Две высокие метафоры возникают в воображении, когда пробуешь выразить главное назначение зала Дворца съездов в Кремле с его исторической трибуной, с удивительно удобной для всех и каждого плани-ровной многих тысяч мест, в которой как бы отразился демократический дух бесклассового общества, планировкой, воинственно не похожей на помпезный интерьер «императорских» театров, где в надменной иерархии ярусов и лож запечатлелись социальные неравенства минувших общественных формаций. Зал в Кремле — это форум человеческой мысли, дворец человеческого голоса.
Не будем противопоставлять наши сравнения: они родственны. Мысль выражается словом, слово изрекается голосом, и нет более могучего носителя мысли, чем изреченное слово, звучащий человеческий голос. В нем кипит и пламенеет то, что гаснет в типографской строке, — непосредственная страсть и душевность интонации, придающая сверкание граням мысли, умножающая действенную силу слова. Нас ведут вперед не только сверкающие ленинские строки, но и пламенный ораторский ленинский жест на трибуне миллионов.

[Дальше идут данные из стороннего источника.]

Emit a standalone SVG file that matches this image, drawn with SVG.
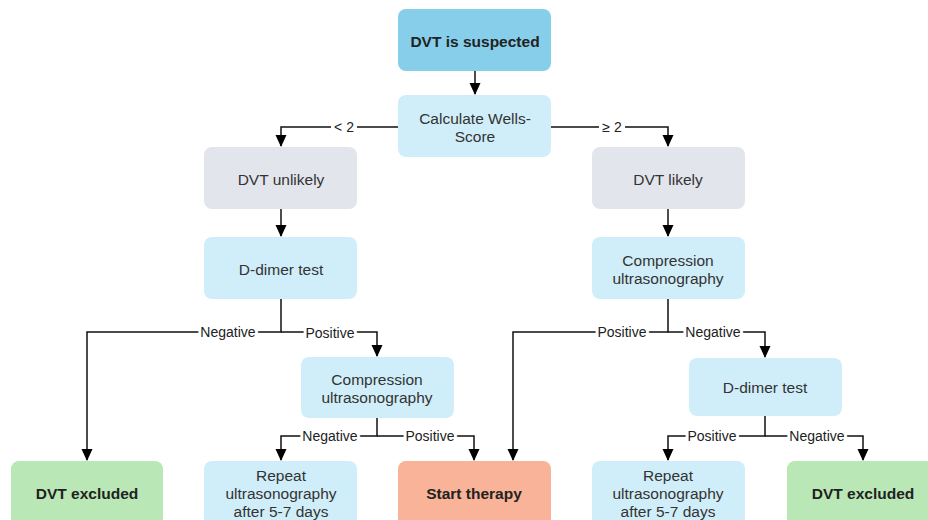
<svg xmlns="http://www.w3.org/2000/svg" width="928" height="520" viewBox="0 0 928 520">
<defs>
<marker id="ah" markerWidth="12" markerHeight="12" refX="11" refY="6" orient="auto" markerUnits="userSpaceOnUse" viewBox="0 0 12 12">
<path d="M0,0.5 L12,6 L0,11.5 Z" fill="#000"/>
</marker>
</defs>
<style>
.n{stroke:none}
.blue{fill:#87CEEB}
.lb{fill:#D0EEF9}
.gr{fill:#E3E5EC}
.gn{fill:#B9E8B6}
.or{fill:#F8B398}
.t{font-family:"Liberation Sans",Arial,sans-serif;font-size:15.5px;fill:#333;text-anchor:middle}
.b{font-weight:bold;font-size:15.5px;fill:#222}
.c{fill:none;stroke:#111;stroke-width:1.5}
.l{font-family:"Liberation Sans",Arial,sans-serif;font-size:14px;fill:#222;text-anchor:middle;stroke:#fff;stroke-width:6px;paint-order:stroke;stroke-linejoin:round}
.bg{fill:#fff}
</style>
<rect width="928" height="520" fill="#fff"/>
<g id="connectors">
<path class="c" d="M475,71 V94" marker-end="url(#ah)"/>
<path class="c" d="M398,127 H281 V146" marker-end="url(#ah)"/>
<path class="c" d="M551,127 H668 V146" marker-end="url(#ah)"/>
<path class="c" d="M281,209 V236" marker-end="url(#ah)"/>
<path class="c" d="M668,209 V236" marker-end="url(#ah)"/>
<path class="c" d="M281,299 V332 H87 V460" marker-end="url(#ah)"/>
<path class="c" d="M281,332 H377 V356" marker-end="url(#ah)"/>
<path class="c" d="M377,418 V436 H281 V460" marker-end="url(#ah)"/>
<path class="c" d="M377,436 H474 V460" marker-end="url(#ah)"/>
<path class="c" d="M668,299 V332 H513 V460" marker-end="url(#ah)"/>
<path class="c" d="M668,332 H765 V357" marker-end="url(#ah)"/>
<path class="c" d="M765,416 V436 H668 V460" marker-end="url(#ah)"/>
<path class="c" d="M765,436 H863 V460" marker-end="url(#ah)"/>
<rect class="bg" x="331" y="120" width="26" height="14"/>
<rect class="bg" x="599" y="120" width="26" height="14"/>
<text class="l" x="344" y="132">&lt; 2</text>
<text class="l" x="612" y="132">≥ 2</text>
<text class="l" x="228" y="337">Negative</text>
<text class="l" x="330" y="338">Positive</text>
<text class="l" x="330" y="441">Negative</text>
<text class="l" x="430" y="441">Positive</text>
<text class="l" x="622" y="337">Positive</text>
<text class="l" x="713" y="337">Negative</text>
<text class="l" x="712" y="441">Positive</text>
<text class="l" x="817" y="441">Negative</text>
</g>
<g id="n1"><rect class="n blue" x="398" y="9" width="153" height="62" rx="8"/><text class="t b" x="475" y="47">DVT is suspected</text></g>
<g id="n2"><rect class="n lb" x="398" y="95" width="153" height="62" rx="8"/><text class="t" x="475" y="124">Calculate Wells-</text><text class="t" x="475" y="142">Score</text></g>
<g id="n3"><rect class="n gr" x="204" y="147" width="153" height="62" rx="8"/><text class="t" x="281" y="185">DVT unlikely</text></g>
<g id="n4"><rect class="n gr" x="592" y="147" width="153" height="62" rx="8"/><text class="t" x="668" y="185">DVT likely</text></g>
<g id="n5"><rect class="n lb" x="204" y="237" width="153" height="62" rx="8"/><text class="t" x="281" y="275">D-dimer test</text></g>
<g id="n6"><rect class="n lb" x="592" y="237" width="153" height="62" rx="8"/><text class="t" x="668" y="266">Compression</text><text class="t" x="668" y="284">ultrasonography</text></g>
<g id="n7"><rect class="n lb" x="301" y="357" width="153" height="61" rx="8"/><text class="t" x="377" y="385">Compression</text><text class="t" x="377" y="403">ultrasonography</text></g>
<g id="n8"><rect class="n lb" x="689" y="358" width="153" height="58" rx="8"/><text class="t" x="765" y="393">D-dimer test</text></g>
<g id="n9"><rect class="n gn" x="11" y="461" width="152" height="66" rx="8"/><text class="t b" x="87" y="499">DVT excluded</text></g>
<g id="n10"><rect class="n lb" x="204" y="461" width="153" height="66" rx="8"/><text class="t" x="281" y="481">Repeat</text><text class="t" x="281" y="499">ultrasonography</text><text class="t" x="281" y="517">after 5-7 days</text></g>
<g id="n11"><rect class="n or" x="398" y="461" width="153" height="66" rx="8"/><text class="t b" x="474" y="499">Start therapy</text></g>
<g id="n12"><rect class="n lb" x="592" y="461" width="153" height="66" rx="8"/><text class="t" x="668" y="481">Repeat</text><text class="t" x="668" y="499">ultrasonography</text><text class="t" x="668" y="517">after 5-7 days</text></g>
<g id="n13"><rect class="n gn" x="787" y="461" width="152" height="66" rx="8"/><text class="t b" x="863" y="499">DVT excluded</text></g>
</svg>
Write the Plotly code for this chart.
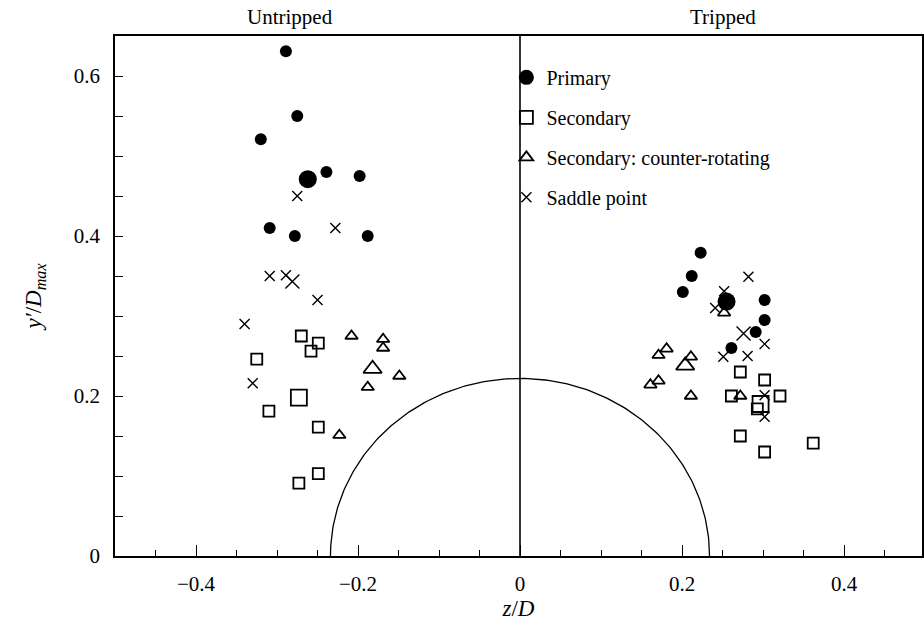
import numpy as np
import plotly.graph_objects as go

# ---- vortex positions (z/D, y'/D_max) ----
# Untripped side (z < 0)
untr_primary_z = [-0.289, -0.275, -0.320, -0.239, -0.198, -0.309, -0.278, -0.188]
untr_primary_y = [0.631, 0.550, 0.521, 0.480, 0.475, 0.410, 0.400, 0.400]
untr_secondary_z = [-0.270, -0.249, -0.258, -0.325, -0.310, -0.249, -0.249, -0.273]
untr_secondary_y = [0.275, 0.266, 0.256, 0.246, 0.181, 0.161, 0.103, 0.091]
untr_counter_z = [-0.208, -0.169, -0.169, -0.149, -0.188, -0.223]
untr_counter_y = [0.275, 0.271, 0.260, 0.225, 0.211, 0.151]
untr_saddle_z = [-0.275, -0.228, -0.309, -0.289, -0.250, -0.340, -0.330]
untr_saddle_y = [0.450, 0.410, 0.350, 0.351, 0.320, 0.290, 0.216]

# Tripped side (z > 0)
trip_primary_z = [0.223, 0.212, 0.201, 0.302, 0.302, 0.291, 0.261]
trip_primary_y = [0.379, 0.350, 0.330, 0.320, 0.295, 0.280, 0.260]
trip_secondary_z = [0.272, 0.302, 0.261, 0.321, 0.293, 0.272, 0.302, 0.362]
trip_secondary_y = [0.230, 0.220, 0.200, 0.200, 0.184, 0.150, 0.130, 0.141]
trip_counter_z = [0.252, 0.181, 0.171, 0.211, 0.171, 0.161, 0.211, 0.272]
trip_counter_y = [0.304, 0.259, 0.251, 0.249, 0.219, 0.214, 0.200, 0.200]
trip_saddle_z = [0.282, 0.252, 0.241, 0.302, 0.251, 0.281, 0.302, 0.302]
trip_saddle_y = [0.349, 0.331, 0.310, 0.265, 0.249, 0.250, 0.201, 0.174]

# Mean positions (drawn larger), order: primary, secondary, counter, saddle
mean_untr_z = [-0.262, -0.273, -0.182, -0.281]
mean_untr_y = [0.471, 0.198, 0.234, 0.343]
mean_trip_z = [0.255, 0.297, 0.204, 0.276]
mean_trip_y = [0.318, 0.190, 0.238, 0.278]

series_names = ["Primary", "Secondary", "Secondary: counter-rotating", "Saddle point"]
side_labels = ["Untripped", "Tripped"]
side_label_z = [-0.284, 0.250]

# body cross-section outline (semi-axes in z/D and y'/D_max)
body_half_width = 0.234
body_height = 0.222

FONT = "Liberation Serif"
symbols = ["circle", "square-open", "triangle-up-open", "x-thin-open"]
small_sizes = [12, 11, 11, 10]
big_sizes = [18, 16, 16, 14]
legend_sizes = [15, 13, 12, 10]

groups = [
    (untr_primary_z + trip_primary_z, untr_primary_y + trip_primary_y),
    (untr_secondary_z + trip_secondary_z, untr_secondary_y + trip_secondary_y),
    (untr_counter_z + trip_counter_z, untr_counter_y + trip_counter_y),
    (untr_saddle_z + trip_saddle_z, untr_saddle_y + trip_saddle_y),
]

fig = go.Figure()

# body outline and symmetry plane
theta = np.linspace(0, np.pi, 200)
fig.add_trace(go.Scatter(x=body_half_width * np.cos(theta), y=body_height * np.sin(theta),
                         mode="lines", line=dict(color="black", width=1.3),
                         showlegend=False, hoverinfo="skip"))
fig.add_trace(go.Scatter(x=[0, 0], y=[0, 0.65], mode="lines",
                         line=dict(color="black", width=1.6),
                         showlegend=False, hoverinfo="skip"))


def line_width(sym):
    if sym == "circle":
        return 0
    if sym.startswith("x"):
        return 1.4
    return 1.8


for i, (zs, ys) in enumerate(groups):
    lw = line_width(symbols[i])
    fig.add_trace(go.Scatter(
        x=zs, y=ys, mode="markers", showlegend=False,
        marker=dict(symbol=symbols[i], size=small_sizes[i], color="black",
                    line=dict(color="black", width=lw)),
    ))
    fig.add_trace(go.Scatter(
        x=[mean_untr_z[i], mean_trip_z[i]], y=[mean_untr_y[i], mean_trip_y[i]],
        mode="markers", showlegend=False,
        marker=dict(symbol=symbols[i], size=big_sizes[i], color="black",
                    line=dict(color="black", width=lw)),
    ))
    # legend key for this category
    fig.add_trace(go.Scatter(
        x=[None], y=[None], mode="markers", name=series_names[i],
        legendgroup=series_names[i],
        marker=dict(symbol=symbols[i], size=legend_sizes[i], color="black",
                    line=dict(color="black", width=lw)),
    ))

for lab, zx in zip(side_labels, side_label_z):
    fig.add_annotation(x=zx, xref="x", y=1.0, yref="paper", yanchor="bottom", yshift=5,
                       text=lab, showarrow=False,
                       font=dict(family=FONT, size=21, color="black"))

axis_common = dict(showline=True, linecolor="black", linewidth=1.5, mirror=True,
                   ticks="inside", tickcolor="black", showgrid=False, zeroline=False,
                   tickfont=dict(family=FONT, size=21, color="black"))

fig.update_xaxes(range=[-0.5, 0.4963], dtick=0.2, tick0=0, ticklen=11, tickwidth=1.3,
                 ticklabelstandoff=8,
                 minor=dict(dtick=0.05, ticklen=6, ticks="inside", tickcolor="black", tickwidth=1.1),
                 title=dict(text="<i>z</i>/<i>D</i>", font=dict(family=FONT, size=23, color="black"),
                            standoff=4),
                 **axis_common)
fig.update_yaxes(range=[0, 0.65], dtick=0.2, tick0=0, ticklen=8, tickwidth=1.3,
                 ticklabelstandoff=9,
                 minor=dict(dtick=0.05, ticklen=8, ticks="inside", tickcolor="black", tickwidth=1.1),
                 title=dict(text="<i>y′</i>/<i>D</i><sub><i>max</i></sub>",
                            font=dict(family=FONT, size=23, color="black"), standoff=26),
                 **axis_common)

fig.update_layout(
    width=924, height=626,
    margin=dict(l=115, r=0, t=36, b=70),
    paper_bgcolor="white", plot_bgcolor="white",
    font=dict(family=FONT, color="black"),
    legend=dict(x=0.485, y=0.958, xanchor="left", yanchor="top",
                font=dict(family=FONT, size=20, color="black"),
                tracegroupgap=11, bgcolor="rgba(0,0,0,0)", itemsizing="trace"),
)

fig.write_html("out.html")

…Помещения, где голос звучит хорошо, в мире редки. Главная трудность, с которой борются архитекторы, и борются нередко безуспешно, — это спутник наших лесных прогулок, обыкновенное эхо. Представьте, строят большую аудиторию для лекций. «Ау!» — говорит лектор в пустынный зал. «У-гу-гу!» — кричит зал на лектора, как расшумевшийся класс. Кричат стулья, кричат колонны, кричат стены — все они дают эхо, отражают звуки голоса, как бы кричат в ответ. Голос лектора тонет в нестройном хоре ответных голосов. Надо выяснить, кто кричит, где кричит и почему кричит, а затем заставить замолчать горлана. Если «кричит» стул, ему делают мягкую спинку, пусть звуки глохнут в подушке. Если «кричит» колонна, ее делают ребристой, и она начинает рассеивать звуки по сторонам. Если «кричит» кусок стены, его можно наклонить и пустить эхо в стороны, словно зеркальцем, отклоняющим солнечный луч, или заглушить звукопоглощающим материалом. Короче, приходится менять архитектуру. Зримые формы архитектуры приходится подчинять незримым процессам, протекающим в зале, законам и требованиям звучащего голоса.
Многовековый практический опыт зодчих затвердил геометрию подлинных дворцов голоса, гениальную, как пропорции скрипок Страдивариуса. Архитекторы боязливо копировали удачные залы, опасаясь вольничать даже в мелочах, — когда дело касалось звука, конструктивное значение имели даже детали драпировки лож и лепные финтифлюшки барокко. Акустика становилась оковами на руках архитектуры.
Архитектурный произвол нередко приводил к анекдотическим последствиям: природа жестоко смеялась над теми, кто нарушал ее законы. Мне доводилось читать отчаянные письма актеров некоторых театров, получивших новые здания. Не для всех из них новоселье оказывалось праздником. Звуку было неуютно в украшенных колоннадами залах. Здесь существовали «зоны молчания» — целые области, где речь звучала тихо или неразборчиво. Чтобы донести слово до каждого зрителя, актеру приходилось форсировать голос, ломать музыку речи, рвать художественную ткань, драмы. Не секрет, что существуют театральные залы, где по чисто акустическим причинам нельзя ставить чеховские пьесы.
Стало ясно вместе с тем, что обширный «дворец голоса» невозможно построить одними архитектурными средствами: нежная вибрация голосовых связок не может раскачать громадных воздушных объемов зала. Легенды о чудесной, неповторимой акустике грандиозных древних театров сомнительны. Я сам слышал, сидя на верхней ступени знаменитого древнегреческого амфитеатра Диониса, как внизу на арене разрывали клочок бумаги. Но союзником опыта было безмолвие руин. В переполненном народом амфитеатре опыт не удается. Анекдотам об акустике древних театров противоречат музейные трагедийные маски с рупорами перед отверстыми ртами да, пожалуй, и сама драматургия греческой трагедии, при которой хор повторяет и комментирует реплики героев, выполняя роль усилителя звука.
Только современная электроника ослабила цепи, сковывающие архитектуру и акустику и стеснявшие движения их обеих. Творчество зодчего стало свободнее, независимее. Грядущим историкам искусств предстоит обобщить преобразующее влияние электроники на развитие архитектурных стилей. Нам уже довелось проследить этот процесс на единственном, но ярком примере Кремлевского Дворца съездов.